Seit Mitte Februar loten Vertreter von Stadt, Rheinenergie und „Klimawende Köln“ in vertraulichen Gesprächen unter Leitung eines neutralen Moderators aus, ob man bis Ende Mai eine gemeinsame Lösung finden kann. Die zentrale Frage dabei lautet: Welche zusätzlichen Schritte hin zur Klimaneutralität könnte die Rheinenergie machen, damit die Initiative bereit ist, das Bürgerbegehren zurückzuziehen?

Bei der Stadt ist die Sorge groß. Ein schneller Umstieg auf erneuerbare Energie entspricht zwar den Zielen von Oberbürgermeisterin Henriette Reker und dem Ratsbündnis aus Grünen, CDU und Volt, die Köln bis 2035 klimaneutral machen wollen. Doch die Rheinenergie ohne Rücksicht auf Verluste umzukrempeln, will man tunlichst vermeiden.
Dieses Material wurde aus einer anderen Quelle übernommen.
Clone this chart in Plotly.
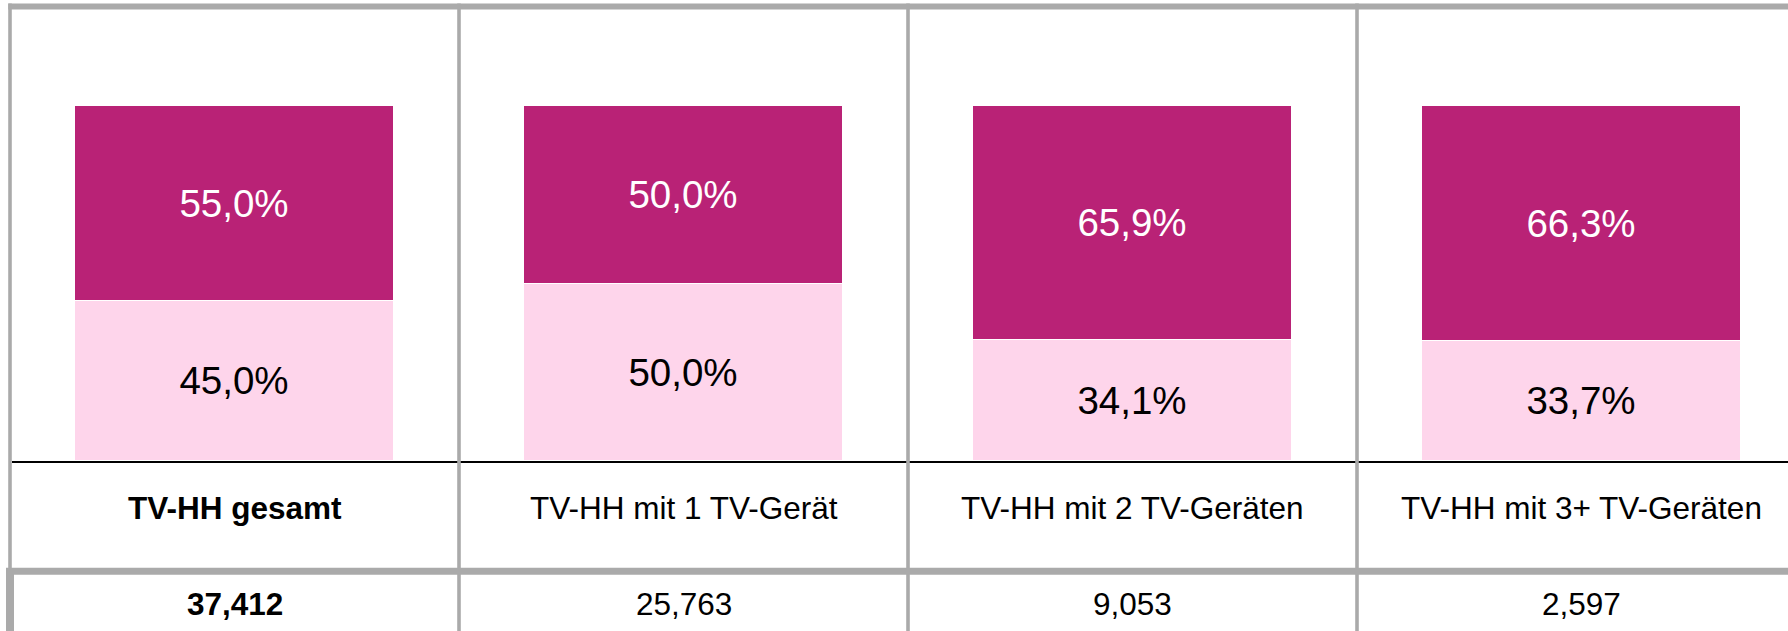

Denn ohne die Gewinne des Versorgers müsste die Stadt nicht nur das Defizit der Kölner Verkehrs-Betriebe (zuletzt 100 Millionen Euro) und der Kölnbäder (19 Millionen Euro) selbst tragen. Ihr würden zudem rund 40 Millionen Euro im städtischen Haushalt fehlen. Grünen-Fraktionschefin Christiane Martin hat bereits betont, es dürfe keine Umstellung um jeden Preis geben. Man hoffe auf eine Einigung in den Gesprächen.